La décence qualitative du 2e opus est déjà une affaire ancienne et lointaine, ce troisième opus revenant quasiment au niveau du premier. Il se montre toutefois plus divertissant à l’usure et relativement créatif dans sa bêtise. Ce résultat ludique et troupier renvoie même aux Freddy, dont la saga démarrera quelques années plus tard.Les prétextes ont une relative validité logique et les personnages sont moins mongoliens que dans le premier, leurs réactions étant stupides ou lentes mais pas d’une aberration contre-nature. D’ailleurs les jeunes dévergondés en sont définitivement cette fois, justifiant l’avènement d’un humour grivois exécrable. Malheureusement Steve Miner a bien trop le regard tourné sur Vendredi 13 et cumule les archétypes nullissimes de ce dernier à ses propres initiatives foireuses. Il propose d’ailleurs son reboot de la scène de la barque et sa relève du vieux fou de service annonçant en vain la menace.


L’ultime partie du film se veut frontale, puisque Jason, après l’avoir assiégée, investi la demeure des jeunes.

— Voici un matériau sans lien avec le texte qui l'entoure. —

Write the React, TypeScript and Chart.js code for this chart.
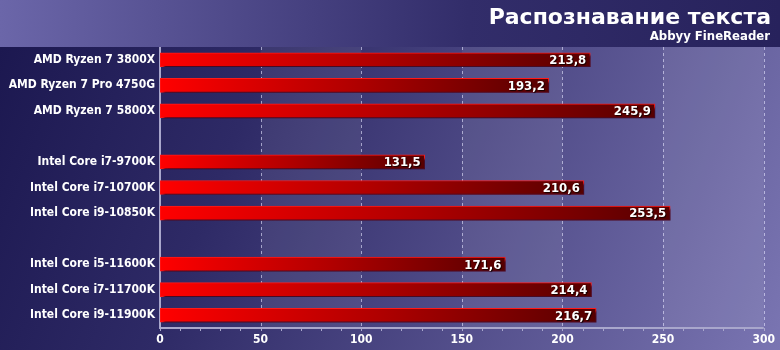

Il y avance souvent à visage découvert, ce visage seulement aperçu dans le second opus. C’est très obscène : fini l’elephant man, bienvenue au faciès de trisomique sadique et bienheureux. On relève une maîtrise certaine dans le copier-collage, dans l’application des règles de l’art du »slasher-type » ; ce classicisme confine à la parodie. Au moins, cette partie rentre-dedans a le mérite d’amuser (la camionnette), parfois franchement si l’on veut bien s’y donner. D’ailleurs le rire de l’auditoire faisait peut-être partie du contrat ; les spectateurs de l’époque venaient aussi voir le film pour se détendre, Jason apparaissait comme l’incarnation d’un fantasme lié aux saturations triviales du quotidien. Le fameux dernier quart-d’heure, véritable climax de la chose, constitue en une course finale aussi trépidante qu’un Derrick en mode footing et aussi inquiétante qu’un Oui-Oui croisé avec un Tex Avery. La scène ultime laisse toutefois sur une vision intéressante pour la »mythologie » [faisant de nous la proie du doute], potentiellement traumatisante si on a moins de dix ans.